The criminal market for software vulnerabilities is now so sophisticated and dangerous that governments should consider setting up a global programme to purchase flaws before they fall into the wrong hands, a researcher has argued.
Last month Dr Stefan Frei of NSS Labs calculated that criminals probably had access to around 100 zero-day software flaws known only to them at any moment in time, which represented a huge security risk to organisations, governments and consumers alike.
In a follow-up report before Christmas Frei and co-author Francisco Artes suggested that the level of insecurity was now far beyond what could be mopped up by commercial software bounty programmes such as those run by Microsoft, Google, Yahoo or specialist firms such as HP TippingPoint.

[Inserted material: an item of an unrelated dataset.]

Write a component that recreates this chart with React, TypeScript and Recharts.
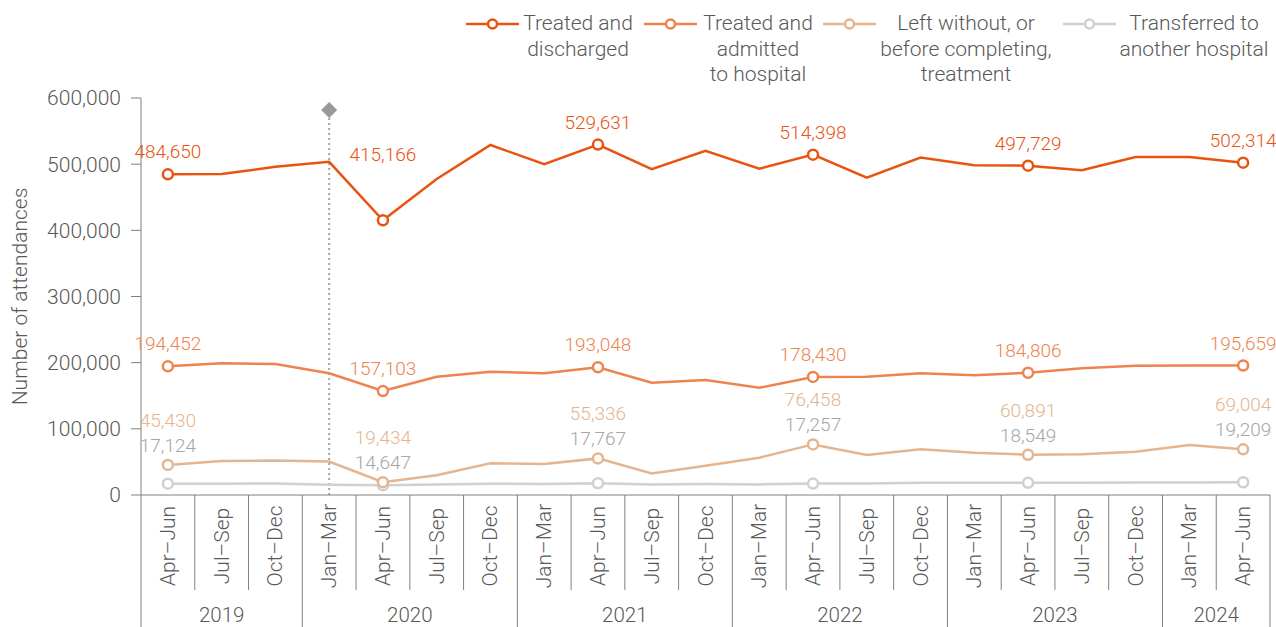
import React from 'react';
import {
  LineChart,
  Line,
  XAxis,
  YAxis,
  LabelList,
  ReferenceLine,
  ReferenceDot,
} from 'recharts';

const QUARTERS = [
  'Apr–Jun', 'Jul–Sep', 'Oct–Dec',
  'Jan–Mar', 'Apr–Jun', 'Jul–Sep', 'Oct–Dec',
  'Jan–Mar', 'Apr–Jun', 'Jul–Sep', 'Oct–Dec',
  'Jan–Mar', 'Apr–Jun', 'Jul–Sep', 'Oct–Dec',
  'Jan–Mar', 'Apr–Jun', 'Jul–Sep', 'Oct–Dec',
  'Jan–Mar', 'Apr–Jun',
];
const YEARS = [
  '2019', '2019', '2019',
  '2020', '2020', '2020', '2020',
  '2021', '2021', '2021', '2021',
  '2022', '2022', '2022', '2022',
  '2023', '2023', '2023', '2023',
  '2024', '2024',
];

const discharged = [
  484650, 485000, 496000, 503500, 415166, 477500, 529000, 500000, 529631, 492500, 520000,
  493000, 514398, 479500, 510000, 498500, 497729, 491000, 510800, 511000, 502314,
];
const admitted = [
  194452, 199000, 198000, 184000, 157103, 178800, 186400, 184000, 193048, 169800, 173800,
  162000, 178430, 178800, 184000, 181000, 184806, 191400, 195500, 195700, 195659,
];
const leftWithout = [
  45430, 51400, 52000, 50500, 19434, 30000, 47800, 46800, 55336, 32700, 44300,
  56400, 76458, 60400, 69000, 64000, 60891, 61500, 65500, 75500, 69004,
];
const transferred = [
  17124, 17000, 17500, 15500, 14647, 16000, 17000, 16500, 17767, 16000, 16500,
  16000, 17257, 17500, 18500, 18500, 18549, 18500, 19000, 19000, 19209,
];

// quarters that carry a marker and a value label
const MARKED = [0, 4, 8, 12, 16, 20];
const Y_TICKS = [0, 100000, 200000, 300000, 400000, 500000, 600000];
const COVID_KEY = '2020 Jan–Mar';
const COVID_Y = 582000;

const data = QUARTERS.map((q, i) => ({
  key: `${YEARS[i]} ${q}`,
  discharged: discharged[i],
  admitted: admitted[i],
  leftWithout: leftWithout[i],
  transferred: transferred[i],
}));

const COLORS = {
  discharged: '#E8540F',
  admitted: '#EE8350',
  leftWithout: '#E5B58F',
  transferred: '#D0D0D0',
  transferredText: '#A6A6A6',
  text: '#595959',
  axis: '#808080',
};

const W = 1276;
const H = 627;
const TOP = 98;
const LEFT = 141;
const RIGHT = 6;
const X_AXIS_H = 132;
const AXIS_Y = H - X_AXIS_H;
const BW = (W - LEFT - RIGHT) / QUARTERS.length;
const FONT = 'Roboto, "Liberation Sans", sans-serif';

const fmt = (v: number) => v.toLocaleString('en-US');

const XTick = (props: any) => {
  const { x, index } = props;
  const i = index as number;
  const left = x - BW / 2;
  const yearStart = i === 0 || YEARS[i] !== YEARS[i - 1];
  const count = YEARS.filter((y) => y === YEARS[i]).length;
  const last = i === QUARTERS.length - 1;
  return (
    <g>
      <line x1={left} x2={left} y1={AXIS_Y} y2={yearStart ? H : 590} stroke={COLORS.axis} strokeWidth={1} />
      {last && <line x1={x + BW / 2} x2={x + BW / 2} y1={AXIS_Y} y2={H} stroke={COLORS.axis} strokeWidth={1} />}
      <text
        transform={`translate(${x},546) rotate(-90)`}
        textAnchor="middle"
        dominantBaseline="central"
        fontSize={21}
        fill={COLORS.text}
      >
        {QUARTERS[i]}
      </text>
      {yearStart && (
        <text x={left + (count * BW) / 2} y={622} textAnchor="middle" fontSize={20.5} fill={COLORS.text}>
          {YEARS[i]}
        </text>
      )}
    </g>
  );
};

const markerDot = (color: string) => (p: any) =>
  MARKED.includes(p.index) ? (
    <circle key={p.index} cx={p.cx} cy={p.cy} r={5} fill="#fff" stroke={color} strokeWidth={2.5} />
  ) : (
    <g key={p.index} />
  );

const topLabel = (color: string, lift: (i: number) => number) => (p: any) => {
  if (!MARKED.includes(p.index)) return null;
  return (
    <text key={p.index} x={p.x} y={p.y - lift(p.index)} textAnchor="middle" fontSize={19} fill={color}>
      {fmt(Number(p.value))}
    </text>
  );
};

// left-without labels sit above the dot, with the transferred value just below them
const lowLabels = (p: any) => {
  if (!MARKED.includes(p.index)) return null;
  return (
    <g key={p.index}>
      <text x={p.x} y={p.y - 38} textAnchor="middle" fontSize={19} fill={COLORS.leftWithout}>
        {fmt(leftWithout[p.index])}
      </text>
      <text x={p.x} y={p.y - 13} textAnchor="middle" fontSize={19} fill={COLORS.transferredText}>
        {fmt(transferred[p.index])}
      </text>
    </g>
  );
};

const LEGEND = [
  { name: ['Treated and', 'discharged'], color: COLORS.discharged, iconLeft: 466, textCenter: 578 },
  { name: ['Treated and', 'admitted', 'to hospital'], color: COLORS.admitted, iconLeft: 644, textCenter: 758 },
  { name: ['Left without, or', 'before completing,', 'treatment'], color: COLORS.leftWithout, iconLeft: 823, textCenter: 966 },
  { name: ['Transferred to', 'another hospital'], color: COLORS.transferred, iconLeft: 1063, textCenter: 1194 },
];

function LegendBlock() {
  return (
    <>
      {LEGEND.map((item) => (
        <React.Fragment key={item.name.join(' ')}>
          <svg width={53} height={12} style={{ position: 'absolute', left: item.iconLeft, top: 18 }}>
            <line x1={0} x2={53} y1={6} y2={6} stroke={item.color} strokeWidth={2.5} />
            <circle cx={26.5} cy={6} r={4.5} fill="#fff" stroke={item.color} strokeWidth={2.5} />
          </svg>
          <div
            style={{
              position: 'absolute',
              top: 11,
              left: item.textCenter - 100,
              width: 200,
              textAlign: 'center',
              fontSize: 21,
              lineHeight: '25.5px',
              color: COLORS.text,
              whiteSpace: 'nowrap',
            }}
          >
            {item.name.map((l) => (
              <div key={l}>{l}</div>
            ))}
          </div>
        </React.Fragment>
      ))}
    </>
  );
}

export default function App() {
  return (
    <div
      style={{
        position: 'absolute',
        left: 0,
        top: 0,
        width: W,
        height: H,
        background: '#fff',
        fontFamily: FONT,
        fontWeight: 300,
      }}
    >
      <LineChart width={W} height={H} data={data} margin={{ top: TOP, right: RIGHT, left: 0, bottom: 0 }}>
        <XAxis
          dataKey="key"
          scale="band"
          interval={0}
          height={X_AXIS_H}
          tick={<XTick />}
          tickLine={false}
          axisLine={{ stroke: COLORS.axis, strokeWidth: 1 }}
        />
        <YAxis
          domain={[0, 600000]}
          ticks={Y_TICKS}
          width={LEFT}
          tickSize={10}
          tickMargin={10}
          tickFormatter={fmt}
          tick={{ fontSize: 21, fill: COLORS.text }}
          tickLine={{ stroke: COLORS.axis }}
          axisLine={{ stroke: COLORS.axis }}
          label={{
            content: () => (
              <text
                transform={`translate(27,${(TOP + AXIS_Y) / 2}) rotate(-90)`}
                textAnchor="middle"
                fontSize={21}
                fill={COLORS.text}
              >
                Number of attendances
              </text>
            ),
          }}
        />
        <ReferenceLine
          segment={[
            { x: COVID_KEY, y: 0 },
            { x: COVID_KEY, y: 572000 },
          ]}
          stroke="#A6A6A6"
          strokeWidth={2}
          strokeDasharray="2 3"
        />
        <ReferenceDot
          x={COVID_KEY}
          y={COVID_Y}
          r={8}
          shape={(p: any) => (
            <polygon
              points={`${p.cx},${p.cy - 8} ${p.cx + 8},${p.cy} ${p.cx},${p.cy + 8} ${p.cx - 8},${p.cy}`}
              fill="#999999"
            />
          )}
        />
        <Line
          dataKey="transferred"
          stroke={COLORS.transferred}
          strokeWidth={2.5}
          dot={markerDot(COLORS.transferred)}
          activeDot={false}
          isAnimationActive={false}
        />
        <Line
          dataKey="leftWithout"
          stroke={COLORS.leftWithout}
          strokeWidth={2.5}
          dot={markerDot(COLORS.leftWithout)}
          activeDot={false}
          isAnimationActive={false}
        >
          <LabelList content={lowLabels} />
        </Line>
        <Line
          dataKey="admitted"
          stroke={COLORS.admitted}
          strokeWidth={2.5}
          dot={markerDot(COLORS.admitted)}
          activeDot={false}
          isAnimationActive={false}
        >
          <LabelList content={topLabel(COLORS.admitted, () => 16)} />
        </Line>
        <Line
          dataKey="discharged"
          stroke={COLORS.discharged}
          strokeWidth={2.5}
          dot={markerDot(COLORS.discharged)}
          activeDot={false}
          isAnimationActive={false}
        >
          <LabelList content={topLabel(COLORS.discharged, (i) => (i === 4 ? 59 : 16))} />
        </Line>
      </LineChart>
      <LegendBlock />
    </div>
  );
}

Flaws could take months to discover and possibly years to patch across the world's population of PCs, leaving criminals free to exploit them more or less at will. With the uncosted economic and social toll rising and the industry no nearer producing secure software or accepting liability for its effects, the time had come for governments to resort to more drastic measures, Frei said.
Meanwhile a lucrative market has developed for flaws with security disclosures that depended on the efforts of a small population of security researchers, a worrying minority of whom were willing to sell flaws to the highest bidder, often criminals.

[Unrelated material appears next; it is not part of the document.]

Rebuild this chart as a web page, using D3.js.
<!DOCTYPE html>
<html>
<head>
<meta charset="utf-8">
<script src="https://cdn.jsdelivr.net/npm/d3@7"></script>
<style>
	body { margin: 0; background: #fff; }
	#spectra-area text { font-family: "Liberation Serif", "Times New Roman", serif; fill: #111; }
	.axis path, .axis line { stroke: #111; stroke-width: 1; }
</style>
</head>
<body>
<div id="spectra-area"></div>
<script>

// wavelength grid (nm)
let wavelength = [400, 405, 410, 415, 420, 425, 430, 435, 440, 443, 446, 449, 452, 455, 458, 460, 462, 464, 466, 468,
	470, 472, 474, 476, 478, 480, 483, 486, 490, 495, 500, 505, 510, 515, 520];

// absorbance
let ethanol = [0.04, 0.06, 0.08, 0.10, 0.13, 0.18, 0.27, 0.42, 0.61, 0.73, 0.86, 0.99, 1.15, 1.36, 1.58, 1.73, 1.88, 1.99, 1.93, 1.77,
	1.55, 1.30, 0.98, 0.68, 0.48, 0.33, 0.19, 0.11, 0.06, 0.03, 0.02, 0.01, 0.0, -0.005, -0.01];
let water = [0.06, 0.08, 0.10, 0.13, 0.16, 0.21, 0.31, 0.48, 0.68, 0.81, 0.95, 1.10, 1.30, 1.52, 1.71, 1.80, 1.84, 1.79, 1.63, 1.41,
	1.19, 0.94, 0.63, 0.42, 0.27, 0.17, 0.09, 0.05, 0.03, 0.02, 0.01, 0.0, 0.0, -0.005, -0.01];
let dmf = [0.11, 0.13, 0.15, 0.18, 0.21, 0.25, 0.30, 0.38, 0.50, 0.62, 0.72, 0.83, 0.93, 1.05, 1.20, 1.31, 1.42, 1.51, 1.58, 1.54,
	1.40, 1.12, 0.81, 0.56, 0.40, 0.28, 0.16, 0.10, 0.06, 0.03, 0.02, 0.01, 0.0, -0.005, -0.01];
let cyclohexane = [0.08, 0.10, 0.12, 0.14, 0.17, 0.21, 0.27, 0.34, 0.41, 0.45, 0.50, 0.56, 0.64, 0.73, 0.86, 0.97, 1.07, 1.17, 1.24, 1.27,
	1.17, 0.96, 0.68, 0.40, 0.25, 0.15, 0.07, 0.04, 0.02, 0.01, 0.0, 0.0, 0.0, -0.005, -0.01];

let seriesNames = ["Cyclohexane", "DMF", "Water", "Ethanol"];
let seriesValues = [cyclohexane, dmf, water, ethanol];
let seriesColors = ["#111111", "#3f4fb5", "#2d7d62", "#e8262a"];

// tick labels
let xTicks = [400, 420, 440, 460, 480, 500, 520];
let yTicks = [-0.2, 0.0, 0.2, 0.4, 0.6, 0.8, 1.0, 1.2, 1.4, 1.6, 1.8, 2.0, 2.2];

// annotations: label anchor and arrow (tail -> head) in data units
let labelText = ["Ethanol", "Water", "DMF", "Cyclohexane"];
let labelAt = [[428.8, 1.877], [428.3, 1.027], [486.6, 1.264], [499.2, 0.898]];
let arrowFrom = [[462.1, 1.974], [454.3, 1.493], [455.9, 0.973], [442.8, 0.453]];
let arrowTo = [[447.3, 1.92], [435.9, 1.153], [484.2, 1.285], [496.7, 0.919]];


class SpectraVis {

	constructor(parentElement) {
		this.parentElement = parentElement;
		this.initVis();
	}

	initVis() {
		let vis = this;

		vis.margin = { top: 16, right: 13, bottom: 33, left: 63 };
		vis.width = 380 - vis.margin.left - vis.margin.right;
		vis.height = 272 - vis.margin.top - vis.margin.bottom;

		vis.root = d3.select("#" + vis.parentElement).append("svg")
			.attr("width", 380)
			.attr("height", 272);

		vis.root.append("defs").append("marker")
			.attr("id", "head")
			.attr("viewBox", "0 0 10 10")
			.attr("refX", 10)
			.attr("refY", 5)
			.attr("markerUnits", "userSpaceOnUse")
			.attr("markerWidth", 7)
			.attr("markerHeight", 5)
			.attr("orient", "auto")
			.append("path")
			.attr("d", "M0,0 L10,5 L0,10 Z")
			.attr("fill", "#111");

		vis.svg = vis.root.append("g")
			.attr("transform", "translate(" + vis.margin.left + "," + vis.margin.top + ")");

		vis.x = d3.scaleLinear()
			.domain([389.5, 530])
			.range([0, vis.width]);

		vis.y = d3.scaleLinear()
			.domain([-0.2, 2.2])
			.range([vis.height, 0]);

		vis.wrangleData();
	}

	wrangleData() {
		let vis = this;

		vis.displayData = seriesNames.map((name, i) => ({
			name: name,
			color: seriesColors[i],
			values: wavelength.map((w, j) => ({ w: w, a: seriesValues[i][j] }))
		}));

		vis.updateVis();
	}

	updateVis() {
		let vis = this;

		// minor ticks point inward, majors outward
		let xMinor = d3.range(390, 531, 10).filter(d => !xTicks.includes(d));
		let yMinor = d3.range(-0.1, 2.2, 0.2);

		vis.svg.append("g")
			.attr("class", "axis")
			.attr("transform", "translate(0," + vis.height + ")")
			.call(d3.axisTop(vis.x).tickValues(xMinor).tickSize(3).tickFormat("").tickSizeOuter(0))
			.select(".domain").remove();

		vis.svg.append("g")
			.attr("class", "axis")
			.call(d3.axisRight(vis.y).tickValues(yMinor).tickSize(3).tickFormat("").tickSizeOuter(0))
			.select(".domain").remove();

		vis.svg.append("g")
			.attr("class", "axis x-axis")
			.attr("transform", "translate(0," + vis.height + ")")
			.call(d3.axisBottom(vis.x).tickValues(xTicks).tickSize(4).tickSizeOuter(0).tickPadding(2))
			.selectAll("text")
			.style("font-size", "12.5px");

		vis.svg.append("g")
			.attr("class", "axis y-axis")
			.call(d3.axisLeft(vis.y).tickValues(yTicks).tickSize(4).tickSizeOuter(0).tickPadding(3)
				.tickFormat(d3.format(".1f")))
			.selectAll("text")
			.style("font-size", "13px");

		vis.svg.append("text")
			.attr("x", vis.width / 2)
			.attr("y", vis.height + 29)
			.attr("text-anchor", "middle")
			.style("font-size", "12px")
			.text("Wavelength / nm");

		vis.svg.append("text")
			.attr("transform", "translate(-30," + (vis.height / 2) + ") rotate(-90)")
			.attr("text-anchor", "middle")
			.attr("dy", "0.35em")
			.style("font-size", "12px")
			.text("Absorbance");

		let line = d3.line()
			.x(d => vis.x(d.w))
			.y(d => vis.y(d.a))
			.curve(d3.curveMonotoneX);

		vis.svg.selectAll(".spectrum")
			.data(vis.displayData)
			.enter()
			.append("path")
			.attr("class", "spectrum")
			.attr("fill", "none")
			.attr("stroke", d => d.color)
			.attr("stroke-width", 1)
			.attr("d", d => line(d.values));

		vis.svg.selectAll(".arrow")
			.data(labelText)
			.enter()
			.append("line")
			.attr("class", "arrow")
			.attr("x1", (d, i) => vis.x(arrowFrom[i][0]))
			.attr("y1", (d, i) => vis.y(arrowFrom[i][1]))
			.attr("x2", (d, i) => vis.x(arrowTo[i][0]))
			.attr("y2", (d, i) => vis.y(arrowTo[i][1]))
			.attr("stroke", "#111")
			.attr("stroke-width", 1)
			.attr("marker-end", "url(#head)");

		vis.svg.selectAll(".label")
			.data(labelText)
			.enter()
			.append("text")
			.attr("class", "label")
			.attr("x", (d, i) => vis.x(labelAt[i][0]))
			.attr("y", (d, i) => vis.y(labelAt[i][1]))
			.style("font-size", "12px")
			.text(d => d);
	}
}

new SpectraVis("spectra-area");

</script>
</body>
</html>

One solution would be a fully-fledged International Vulnerability Purchase Program (IVPP), which would seek to purchase serious flaws before criminals got hold of them.
The main advantage of this approach is that it could include software products not currently covered by bounty programs while also paying market rates high enough to encourage more security research as a whole.
Even paying above market rates - as high as $150,000 (£100,000) per flaw - "the cost of purchasing all vulnerabilities in a given year, and at competitive prices, is remarkably low compared to the losses that are estimated to occur as a result of cybercrime, or the economic output of major countries, or the revenue of the software industry for the same time period," wrote Frei.
If such a program had purchased every known flaw during 2012, he calculated that the bounty costs would still only represent only 0.3 percent of the revenue of the world software industry, about 0.01 percent of US GDP.
Put another way, the costs of paying for all those flaws would be dwarfed by the economic effects of the same flaws once they are wielded by criminals. The price offered for a specific flaw would depend to some extent on the financial damage it might cause, a number that would always in theory be higher than the profit criminals could make from the same vulnerability.
In essence, Frei is arguing for something that would once have seemed almost unthinkable and may still be anathema in some parts of the industry - government-directed intervention. Driven by innovation, the software free market has failed to deliver on security and nor could it because it does not have to pay for its own failures. These are borne by the customers and society as a whole.
Ironically, it's an interventionist idea that has occurred to governments too, including the ideological home of free-market solutions to just about any human problem, the US.
The mechanics of such a program would be complex but Frei has thought through some of the practical issues as well. Regional submission centres would be set up (probably using CERTs), before flaws were handed on to a central analysis department. The IVPP process would produce transparent public disclosure and documentation.
Frei doesn't, of course, explain how this would all be paid for, nor what account might be taken of the views of firms with a current commercial interest in selling exploits. And if the volume of exploits reaching the public domain increased, what effect would this have on the vendors themselves and the organisations and paying businesses with the job of patching them? Many struggle to apply the subset of flaws they get to hear about without having this workload multiplied severalfold.
As interesting as the idea sounds, it is more likely that some of the job proposed will be achieved simply by waiting for the vulnerable Windows PC ecosystem to wither. Mobile and web platforms will be subject to a growing volume of flaws in time too but probably not on the scale witnessed in the dark ages when Windows users were left to fend for themselves.
This at least is one hope. But for the forseeable future, the costs of poor coding security will continue to be borne by organisations and citizens and not software firms.